Set problem: Only the lines from the start of the data through the line containing "import seaborn as sns" should be written out, exactly as they are, with both ends included and the pictures left out.

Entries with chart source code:
◇ ◇ ◇ ◇

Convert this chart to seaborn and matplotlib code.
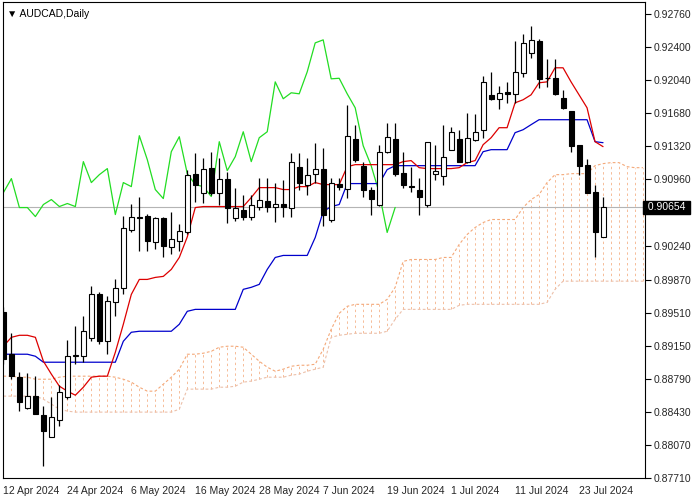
import numpy as np
import pandas as pd
import matplotlib
matplotlib.use("Agg")
import matplotlib.pyplot as plt
import seaborn as sns

# daily AUDCAD candles, 12 Apr 2024 .. 24 Jul 2024
opens = [0.89513, 0.89057, 0.88807, 0.88470, 0.88601, 0.88394, 0.88155, 0.88340, 0.88590, 0.89035,
         0.89035, 0.89231, 0.89708, 0.89198, 0.89621, 0.89774, 0.90414, 0.90534, 0.90566, 0.90273,
         0.90534, 0.90219, 0.90284, 0.90382, 0.91022, 0.90816, 0.91087, 0.90816, 0.90968, 0.90534,
         0.90631, 0.90545, 0.90664, 0.90729, 0.90664, 0.90697, 0.90653, 0.91098, 0.90903, 0.91022,
         0.91077, 0.90523, 0.90914, 0.90859, 0.91402, 0.91109, 0.90849, 0.90686, 0.91261, 0.91402,
         0.91033, 0.90892, 0.90849, 0.90686, 0.91022, 0.91000, 0.91283, 0.91402, 0.91153, 0.91392,
         0.91500, 0.91880, 0.91837, 0.91913, 0.91891, 0.92119, 0.92336, 0.92467, 0.92065, 0.92065,
         0.91848, 0.91707, 0.91337, 0.91120, 0.90827, 0.90334]
highs = [0.89567, 0.89285, 0.88861, 0.88850, 0.88818, 0.88492, 0.88590, 0.88720, 0.89209, 0.89361,
         0.89469, 0.89795, 0.89730, 0.89688, 0.89871, 0.90566, 0.90697, 0.90773, 0.90588, 0.90555,
         0.90555, 0.90610, 0.90469, 0.91066, 0.91250, 0.91196, 0.91261, 0.91196, 0.91044, 0.90870,
         0.90794, 0.90794, 0.90979, 0.90979, 0.90925, 0.90957, 0.91250, 0.91250, 0.91196, 0.91359,
         0.91305, 0.90979, 0.90979, 0.91772, 0.91555, 0.91153, 0.90881, 0.91337, 0.91576, 0.91576,
         0.91261, 0.91098, 0.90979, 0.91370, 0.91337, 0.91555, 0.91533, 0.91500, 0.91685, 0.91674,
         0.92087, 0.92130, 0.91978, 0.92021, 0.92467, 0.92543, 0.92630, 0.92488, 0.92271, 0.92271,
         0.91935, 0.91707, 0.91337, 0.91185, 0.90903, 0.90773]
lows = [0.88948, 0.88785, 0.88438, 0.88459, 0.88405, 0.87841, 0.88155, 0.88275, 0.88568, 0.88948,
        0.88970, 0.89198, 0.89165, 0.89057, 0.89469, 0.89708, 0.90382, 0.90175, 0.90175, 0.90197,
        0.90110, 0.90143, 0.90175, 0.90360, 0.90718, 0.90707, 0.90794, 0.90686, 0.90490, 0.90512,
        0.90523, 0.90523, 0.90631, 0.90610, 0.90501, 0.90545, 0.90555, 0.90849, 0.90794, 0.90925,
        0.90447, 0.90501, 0.90849, 0.90762, 0.91153, 0.90773, 0.90577, 0.90675, 0.91250, 0.91000,
        0.90870, 0.90827, 0.90577, 0.90664, 0.90957, 0.90903, 0.91283, 0.91153, 0.91142, 0.91381,
        0.91413, 0.91826, 0.91728, 0.91793, 0.91793, 0.92076, 0.92282, 0.91956, 0.91967, 0.91880,
        0.91728, 0.91261, 0.91011, 0.90816, 0.90110, 0.90334]
closes = [0.89002, 0.88818, 0.88535, 0.88601, 0.88405, 0.88221, 0.88373, 0.88644, 0.89035, 0.89046,
          0.89307, 0.89708, 0.89198, 0.89632, 0.89774, 0.90436, 0.90545, 0.90555, 0.90284, 0.90534,
          0.90230, 0.90306, 0.90393, 0.91011, 0.90903, 0.91077, 0.90816, 0.90968, 0.90653, 0.90653,
          0.90555, 0.90686, 0.90740, 0.90664, 0.90697, 0.90664, 0.91153, 0.90925, 0.91011, 0.91077,
          0.90577, 0.90925, 0.90881, 0.91435, 0.91174, 0.90849, 0.90751, 0.91261, 0.91424, 0.91022,
          0.90903, 0.90881, 0.90773, 0.91370, 0.91055, 0.91207, 0.91478, 0.91153, 0.91413, 0.91478,
          0.92021, 0.91837, 0.91902, 0.91891, 0.92130, 0.92445, 0.92478, 0.92054, 0.92060, 0.91891,
          0.91739, 0.91326, 0.91109, 0.90816, 0.90382, 0.90654]

tenkan = [0.89144, 0.89241, 0.89263, 0.89263, 0.89241, 0.88981, 0.88840, 0.88709, 0.88655, 0.88611,
          0.88698, 0.88807, 0.88818, 0.88818, 0.89078, 0.89383, 0.89708, 0.89871, 0.89871, 0.89893,
          0.89904, 0.89980, 0.90110, 0.90334, 0.90653, 0.90664, 0.90664, 0.90664, 0.90664, 0.90664,
          0.90664, 0.90762, 0.90870, 0.90870, 0.90870, 0.90849, 0.90849, 0.90881, 0.90881, 0.90925,
          0.90903, 0.90903, 0.90903, 0.91098, 0.91120, 0.91120, 0.91120, 0.91120, 0.91120, 0.91120,
          0.91153, 0.91164, 0.91087, 0.91077, 0.91077, 0.91077, 0.91077, 0.91087, 0.91142, 0.91164,
          0.91337, 0.91413, 0.91522, 0.91522, 0.91793, 0.91826, 0.91880, 0.92011, 0.92021, 0.92174,
          0.92174, 0.92021, 0.91880, 0.91739, 0.91370, 0.91316]
kijun = [0.89057, 0.89057, 0.89057, 0.89057, 0.89035, 0.88970, 0.88970, 0.88970, 0.88970, 0.88970,
         0.88970, 0.88970, 0.88970, 0.88970, 0.88970, 0.89198, 0.89296, 0.89307, 0.89307, 0.89307,
         0.89307, 0.89307, 0.89383, 0.89524, 0.89545, 0.89545, 0.89545, 0.89545, 0.89545, 0.89545,
         0.89763, 0.89785, 0.89817, 0.89980, 0.90110, 0.90132, 0.90132, 0.90132, 0.90132, 0.90327,
         0.90610, 0.90664, 0.90686, 0.90914, 0.90914, 0.90914, 0.90914, 0.90914, 0.91066, 0.91109,
         0.91109, 0.91109, 0.91109, 0.91109, 0.91109, 0.91109, 0.91109, 0.91109, 0.91109, 0.91109,
         0.91261, 0.91283, 0.91283, 0.91283, 0.91468, 0.91500, 0.91555, 0.91609, 0.91609, 0.91609,
         0.91609, 0.91609, 0.91609, 0.91609, 0.91370, 0.91359]

# cloud (senkou spans, already shifted 26 bars forward), index 0..80
cloud_top = [0.88818, 0.88818, 0.88807, 0.88807, 0.88785, 0.88785, 0.88785, 0.88807, 0.88818, 0.88818,
             0.88818, 0.88818, 0.88818, 0.88818, 0.88807, 0.88785, 0.88753, 0.88698, 0.88655, 0.88655,
             0.88731, 0.88807, 0.88894, 0.89057, 0.89057, 0.89068, 0.89089, 0.89133, 0.89144, 0.89144,
             0.89133, 0.89057, 0.88981, 0.88916, 0.88872, 0.88894, 0.88926, 0.88937, 0.88937, 0.88948,
             0.89111, 0.89328, 0.89502, 0.89578, 0.89600, 0.89600, 0.89600, 0.89600, 0.89654, 0.89785,
             0.90067, 0.90088, 0.90088, 0.90088, 0.90088, 0.90110, 0.90110, 0.90251, 0.90360, 0.90436,
             0.90490, 0.90523, 0.90523, 0.90523, 0.90523, 0.90653, 0.90740, 0.90794, 0.90925, 0.91011,
             0.91011, 0.91022, 0.91022, 0.91022, 0.91109, 0.91131, 0.91142, 0.91142, 0.91098, 0.91087,
             0.91087]
cloud_bottom = [0.88601, 0.88601, 0.88601, 0.88601, 0.88601, 0.88568, 0.88514, 0.88459, 0.88438, 0.88427,
                0.88427, 0.88427, 0.88427, 0.88427, 0.88427, 0.88427, 0.88427, 0.88427, 0.88427, 0.88427,
                0.88427, 0.88427, 0.88459, 0.88677, 0.88677, 0.88677, 0.88677, 0.88698, 0.88698, 0.88709,
                0.88753, 0.88764, 0.88785, 0.88807, 0.88807, 0.88807, 0.88829, 0.88840, 0.88872, 0.88894,
                0.88916, 0.89241, 0.89263, 0.89274, 0.89285, 0.89285, 0.89285, 0.89285, 0.89307, 0.89437,
                0.89545, 0.89545, 0.89545, 0.89545, 0.89545, 0.89545, 0.89545, 0.89589, 0.89600, 0.89600,
                0.89600, 0.89600, 0.89600, 0.89600, 0.89600, 0.89600, 0.89600, 0.89600, 0.89621, 0.89763,
                0.89852, 0.89852, 0.89852, 0.89852, 0.89852, 0.89852, 0.89852, 0.89852, 0.89852, 0.89852,
                0.89852]

date_labels = ["12 Apr 2024", "24 Apr 2024", "6 May 2024", "16 May 2024", "28 May 2024",
               "7 Jun 2024", "19 Jun 2024", "1 Jul 2024", "11 Jul 2024", "23 Jul 2024"]
price_ticks = [0.92760, 0.92400, 0.92040, 0.91680, 0.91320, 0.90960, 0.90240,
               0.89870, 0.89510, 0.89150, 0.88790, 0.88430, 0.88070, 0.87710]
last_price = 0.90654

sns.set_style("white")
plt.rcParams['font.family'] = ['Liberation Sans', 'DejaVu Sans']

n = len(closes)
bars = pd.DataFrame({'i': np.arange(n), 'open': opens, 'high': highs, 'low': lows,
                     'close': closes, 'tenkan': tenkan, 'kijun': kijun})
cloud = pd.DataFrame({'i': np.arange(len(cloud_top)), 'top': cloud_top, 'bottom': cloud_bottom})
chikou = pd.DataFrame({'i': np.arange(n - 26), 'close': closes[26:]})

fig = plt.figure(figsize=(7, 5), dpi=100)
ax = fig.add_axes([3 / 700, 22 / 500, 642 / 700, 476 / 500])

cloud_col = '#f4a878'
ax.vlines(cloud['i'], cloud['bottom'], cloud['top'], colors='#f6bc98', linewidth=0.7,
          linestyles=(0, (2.5, 3)), zorder=1)
sns.lineplot(data=cloud, x='i', y='top', ax=ax, color=cloud_col, lw=0.8, linestyle=(0, (2.5, 2)), zorder=1)
sns.lineplot(data=cloud, x='i', y='bottom', ax=ax, color='#ecc0aa', lw=0.8, linestyle=(0, (2.5, 2)), zorder=1)

ax.axhline(last_price, color='#b4b4b4', lw=0.8, zorder=1)

sns.lineplot(data=chikou, x='i', y='close', ax=ax, color='#22dd22', lw=0.9, zorder=2)
sns.lineplot(data=bars, x='i', y='kijun', ax=ax, color='#0000cc', lw=0.9, zorder=2)
sns.lineplot(data=bars, x='i', y='tenkan', ax=ax, color='#dd0000', lw=0.9, zorder=2)

up = bars['close'] >= bars['open']
ax.vlines(bars['i'], bars['low'], bars['high'], color='black', lw=0.9, zorder=3)
body_lo = np.minimum(bars['open'], bars['close'])
body_h = np.maximum(np.abs(bars['close'] - bars['open']), 0.00003)
ax.bar(bars['i'][up], body_h[up], bottom=body_lo[up], width=0.62, color='white',
       edgecolor='black', linewidth=0.8, zorder=4)
ax.bar(bars['i'][~up], body_h[~up], bottom=body_lo[~up], width=0.62, color='black',
       edgecolor='black', linewidth=0.8, zorder=4)

ax.set_xlim(-0.05, 80.25)
ax.set_ylim(0.87710, 0.92890)
ax.set_xlabel('')
ax.set_ylabel('')

ax.set_xticks(np.arange(len(date_labels)) * 8)
ax.set_xticklabels(date_labels, ha='left', fontsize=7.5)
ax.yaxis.tick_right()
ax.set_yticks(price_ticks)
ax.set_yticklabels([f"{p:.5f}" for p in price_ticks], fontsize=7.5)
ax.tick_params(axis='both', length=4, width=0.8, color='black', pad=2, direction='out')
for s in ax.spines.values():
    s.set_color('black')
    s.set_linewidth(0.8)

ax.text(1.0, last_price, f" {last_price:.5f} ", transform=ax.get_yaxis_transform(),
        ha='left', va='center', fontsize=7.5, color='white',
        bbox=dict(boxstyle='square,pad=0.15', fc='black', ec='black'))
ax.text(0.006, 0.985, "\u25bc AUDCAD,Daily", transform=ax.transAxes, ha='left', va='top',
        fontsize=7.5, color='black', family=['Liberation Sans', 'DejaVu Sans'])

fig.savefig('out.png', dpi=100)
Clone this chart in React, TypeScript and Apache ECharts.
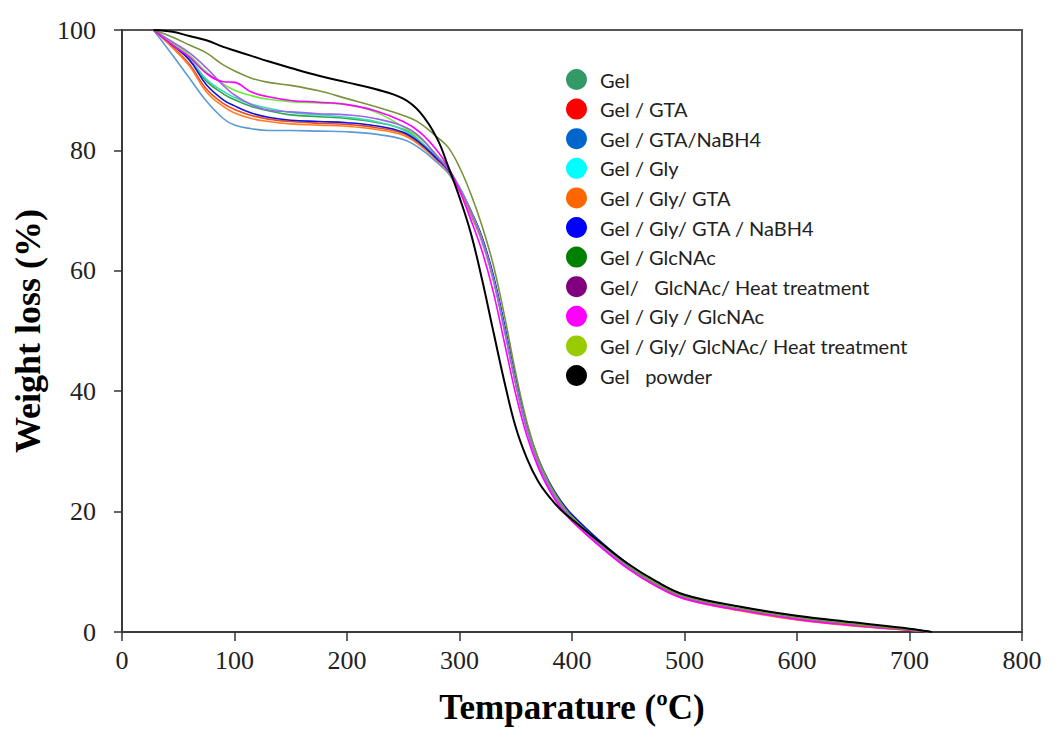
import React, { useEffect, useRef } from "react";
import * as echarts from "echarts";

const temps = [28, 45, 60, 75, 90, 100, 115, 130, 150, 175, 200, 225, 250, 265, 280, 290, 300, 310, 320, 330, 340, 350, 360, 370, 380, 390, 400, 425, 450, 475, 500, 550, 600, 650, 700, 720];

const seriesNames = [
  "Gel",
  "Gel / GTA",
  "Gel / GTA/NaBH4",
  "Gel / Gly",
  "Gel / Gly/ GTA",
  "Gel / Gly/ GTA / NaBH4",
  "Gel / GlcNAc",
  "Gel/   GlcNAc/ Heat treatment",
  "Gel / Gly / GlcNAc",
  "Gel / Gly/ GlcNAc/ Heat treatment",
  "Gel   powder",
];

const legendColors = ["#339966", "#FF0000", "#0066CC", "#00FFFF", "#FF6600", "#0000FF", "#008000", "#800080", "#FF00FF", "#99CC00", "#000000"];
const lineColors = ["#2FA84F", "#F04A1A", "#5B9BD5", "#3DDBB0", "#FF7F27", "#1010E0", "#66EE33", "#9966EE", "#FF00FF", "#77933C", "#000000"];

const gel = [100, 97.5, 95, 91.5, 89.4, 88.4, 87.3, 86.6, 85.9, 85.6, 85.3, 84.7, 83.5, 81.5, 78.7, 76.8, 73.8, 70, 65.5, 59, 50.6, 41.6, 34, 28.5, 24.5, 21.5, 19.2, 14.9, 11.2, 8.2, 6.0, 4.0, 2.5, 1.4, 0.45, 0];
const gelGTA = [100, 97.2, 94.3, 90.2, 87.8, 86.8, 85.8, 85.2, 84.8, 84.5, 84.3, 83.8, 82.8, 81, 78.5, 76.6, 73.6, 69.6, 65.2, 58.8, 50.4, 41.4, 33.7, 28.1, 24.1, 21, 18.6, 14.3, 10.6, 7.7, 5.6, 3.6, 2.1, 1.1, 0.3, 0];
const gelGTANaBH4 = [100, 95.8, 92, 88.2, 85.3, 84.2, 83.6, 83.3, 83.3, 83.2, 83.1, 82.7, 81.8, 80.3, 78, 76.2, 73.3, 69.3, 64.8, 58.5, 50, 41.2, 33.6, 28, 24, 21, 18.6, 14.4, 10.7, 7.8, 5.7, 3.7, 2.2, 1.2, 0.35, 0];
const gelGly = [100, 97.6, 95.3, 91.8, 89.8, 88.8, 87.7, 87, 86.3, 85.9, 85.5, 84.8, 83.4, 81.4, 78.6, 76.7, 73.7, 69.8, 65.3, 58.8, 50.4, 41.4, 33.8, 28.2, 24.2, 21.2, 18.9, 14.6, 10.9, 7.9, 5.8, 3.8, 2.3, 1.3, 0.4, 0];
const gelGlyGTA = [100, 97, 94, 89.7, 87.3, 86.2, 85.3, 84.8, 84.4, 84.2, 84, 83.5, 82.5, 80.8, 78.3, 76.5, 73.5, 69.5, 65, 58.7, 50.3, 41.3, 33.6, 28, 24, 20.9, 18.5, 14.2, 10.5, 7.6, 5.5, 3.5, 2.0, 1.0, 0.3, 0];
const gelGlyGTANaBH4 = [100, 97.5, 95, 90.9, 88.4, 87.4, 86.2, 85.5, 85, 84.8, 84.6, 84.1, 83, 81.2, 78.6, 76.7, 73.8, 70, 65.6, 59.3, 51, 42, 34.3, 28.8, 24.8, 21.8, 19.5, 15.1, 11.3, 8.3, 6.1, 4.1, 2.6, 1.5, 0.5, 0];
const gelGlcNAc = [100, 97.8, 95.8, 93, 91, 90, 89.1, 88.5, 88.1, 87.9, 87.6, 86.4, 83.9, 82, 79.2, 77, 73.9, 69.9, 65.3, 58.8, 50.4, 41.4, 33.8, 28.3, 24.4, 21.4, 19.1, 14.8, 11.1, 8.1, 5.9, 3.9, 2.4, 1.35, 0.4, 0];
const gelGlcNAcHeat = [100, 98, 96.2, 93.7, 90.8, 89.2, 87.6, 86.7, 86.4, 86.1, 85.9, 85.3, 84, 82.2, 79, 76.9, 73.8, 69.8, 65.2, 58.7, 50.2, 41.2, 33.6, 28, 24, 21, 18.7, 14.4, 10.7, 7.8, 5.7, 3.7, 2.2, 1.2, 0.35, 0];
const gelGlyGlcNAc = [100, 97.5, 95.5, 92.8, 91.4, 91.3, 89.7, 88.9, 88.3, 88, 87.6, 86.6, 84.8, 83, 80, 77.2, 73.3, 68.5, 63.3, 56.5, 48, 39.5, 32.5, 27.3, 23.5, 20.6, 18.4, 14.2, 10.5, 7.6, 5.5, 3.6, 2.1, 1.1, 0.3, 0];
const gelGlyGlcNAcHeat = [100, 98.8, 97.5, 96.2, 94.2, 93.2, 92, 91.3, 90.8, 89.9, 88.6, 87.3, 85.8, 84.5, 82.2, 80.5, 77.2, 72.8, 67.5, 61, 52.5, 43, 34.8, 28.8, 24.6, 21.5, 19.1, 14.7, 11, 8, 5.9, 3.9, 2.4, 1.3, 0.4, 0];
const gelPowder = [100, 99.7, 99, 98.3, 97.2, 96.6, 95.7, 94.8, 93.7, 92.4, 91.3, 90.2, 88.6, 86.3, 82, 77.3, 72.2, 66.3, 58.6, 50, 41.5, 34, 28.8, 25, 22.4, 20.3, 18.7, 14.9, 11.3, 8.4, 6.2, 4.2, 2.7, 1.6, 0.55, 0];

const weights = [gel, gelGTA, gelGTANaBH4, gelGly, gelGlyGTA, gelGlyGTANaBH4, gelGlcNAc, gelGlcNAcHeat, gelGlyGlcNAc, gelGlyGlcNAcHeat, gelPowder];

const xTicks = [0, 800, 100];
const yTicks = [0, 100, 20];

export default function App() {
  const ref = useRef<HTMLDivElement>(null);
  useEffect(() => {
    if (!ref.current) return;
    const chart = echarts.init(ref.current, undefined, { renderer: "svg" });
    const serifFont = "'Liberation Serif', 'Times New Roman', serif";
    const series = seriesNames.map((name, i) => ({
      name,
      type: "line",
      data: temps.map((t, j) => [t, weights[i][j]]),
      smooth: 0.4,
      showSymbol: false,
      symbol: "circle",
      itemStyle: { color: lineColors[i] },
      lineStyle: { color: lineColors[i], width: i === 10 ? 2 : 1.6 },
      z: i === 10 ? 3 : 2,
    }));
    chart.setOption({
      animation: false,
      backgroundColor: "#ffffff",
      grid: {
        left: 122,
        right: 35,
        top: 30,
        bottom: 97,
        outerBoundsMode: "none",
        containLabel: false,
        show: true,
        borderColor: "#555555",
        borderWidth: 2,
        backgroundColor: "transparent",
      },
      legend: {
        orient: "vertical",
        left: 561,
        top: 64,
        icon: "circle",
        itemWidth: 21,
        itemHeight: 21,
        itemGap: 8.6,
        selectedMode: false,
        textStyle: {
          fontFamily: "Lato, 'Open Sans', sans-serif",
          fontSize: 20,
          color: "#222222",
          padding: [0, 0, 0, 8],
        },
        data: seriesNames.map((name, i) => ({
          name,
          icon: "circle",
          itemStyle: { color: legendColors[i], borderWidth: 0 },
        })),
      },
      xAxis: {
        type: "value",
        min: xTicks[0],
        max: xTicks[1],
        interval: xTicks[2],
        name: "Temparature (ºC)",
        nameLocation: "middle",
        nameGap: 58,
        nameTextStyle: { fontFamily: serifFont, fontWeight: "bold", fontSize: 35, color: "#000" },
        axisLine: { show: true, lineStyle: { color: "#333333", width: 1.5 } },
        axisTick: { show: true, inside: false, length: 9, lineStyle: { color: "#333333", width: 1.5 } },
        axisLabel: { fontFamily: serifFont, fontSize: 26, color: "#222222", margin: 15 },
        splitLine: { show: false },
      },
      yAxis: {
        type: "value",
        min: yTicks[0],
        max: yTicks[1],
        interval: yTicks[2],
        name: "Weight loss (%)",
        nameLocation: "middle",
        nameGap: 72,
        nameTextStyle: { fontFamily: serifFont, fontWeight: "bold", fontSize: 36, color: "#000" },
        axisLine: { show: true, lineStyle: { color: "#333333", width: 1.5 } },
        axisTick: { show: true, inside: false, length: 8, lineStyle: { color: "#333333", width: 1.5 } },
        axisLabel: { fontFamily: serifFont, fontSize: 26, color: "#222222", margin: 26 },
        splitLine: { show: false },
      },
      series,
    });
    return () => chart.dispose();
  }, []);
  return <div ref={ref} style={{ width: 1057, height: 729, position: "absolute", left: 0, top: 0 }} />;
}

◇ ◇ ◇ ◇

Answer to the task:
Convert this chart to seaborn and matplotlib code.
import numpy as np
import pandas as pd
import matplotlib
matplotlib.use("Agg")
import matplotlib.pyplot as plt
import seaborn as sns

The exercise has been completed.